A single thermostat controls the heating unit which turns the unit On or Off according
to the set temperature. When the system turns on, electricity generates heat in
the elements and the furnace fan forces air over the elements and distributes the
heated air out the ducts and through the registers.
Usually, registers have built-in adjustable louvers to control the amount and direction
of air flow.
The flow of electricity to the elements stops when the set temperature is reached.
The fan shuts off once the unit cools down.
The air filter is the most important maintenance item in your electric forced air
system because if clogged, the entire system has to work harder and run longer to
deliver heat. Replace or clean the filter monthly during the heating season, and
at least every three months during the remainder of the year. Many thermostats do
not accurately measure the room temperature. This means that although you set the
thermostat to 68 it may actually allow the room temperature to climb several degrees
higher than your "set point" before shutting the system off.
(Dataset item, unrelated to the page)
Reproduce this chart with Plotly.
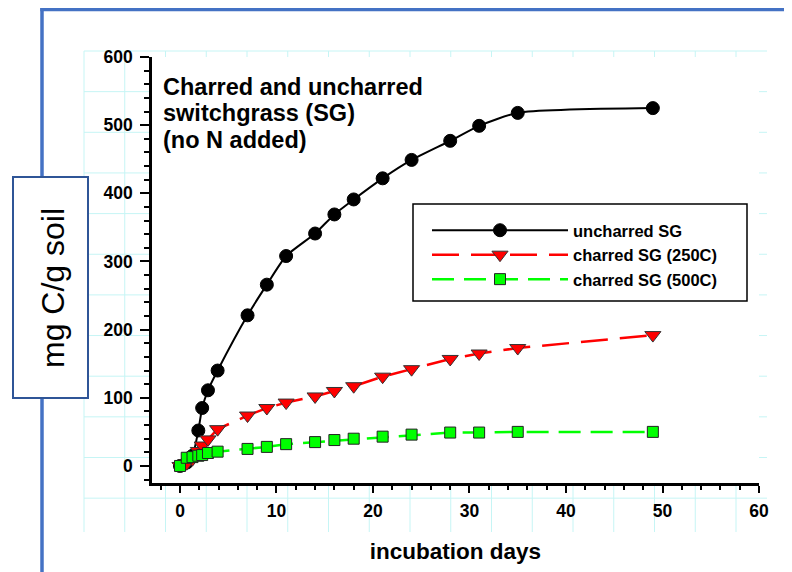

To check
the accuracy of your thermostat, place a thermometer in a central location in the
room. Check the thermometer reading against the reading on your thermostat. Are
they the same? Experiment with the thermostat so you will know where to set it next
time. Remember, the lower you keep the temperature setting, the lower your energy
costs. Brush and vacuum fan blades and the fan enclosure area when replacing or
cleaning the filter, and clean registers often with a vacuum or brush.
A technician should inspect and service your system annually. A service check should
- blower motor bearings for lubrication.
- belts (if any) for wear and tension.
- electrical connections for burned or frayed wires.
- calibration of the thermostat anticipator.
- operating amperage on motor and elements.
- overheat limit sensors.
- pressure balance of the system so that it will work at its optimum by delivering
heat at every register.
Create greater system efficiency by sealing the plenum (where the ducts attach to
the furnace) and ductwork at all seams and joints. By doing so, you could prevent
a 15 - 40 percent loss of delivered air.
Going away for a while? If so, programmable thermostats are available to automatically
"set back" the temperature while you are gone and while you sleep. You
also can choose from several different types of air filters that reduce the amount
of pollens and mold spores in the air.
The cost of operating the system is affected by many variables, for instance:
- leakage from air ducts affecting efficiency.
- insulation of the duct work.
- the size of the system compared to the size of your home.
- outdoor temperature and desired indoor temperature.
- the age of your home and the forced air system.
- whether or not your home is insulated.
- maintenance of the system.
Nevertheless, an example of an annual heating cost for a "typical" 1500
square foot, well-insulated house in Eugene heated by an electric forced air system
is about $783 a year for heating only. This example assumes a 70 percent delivery
efficiency of the system, and a $.04015 rate per kWh (kilowatt hour.)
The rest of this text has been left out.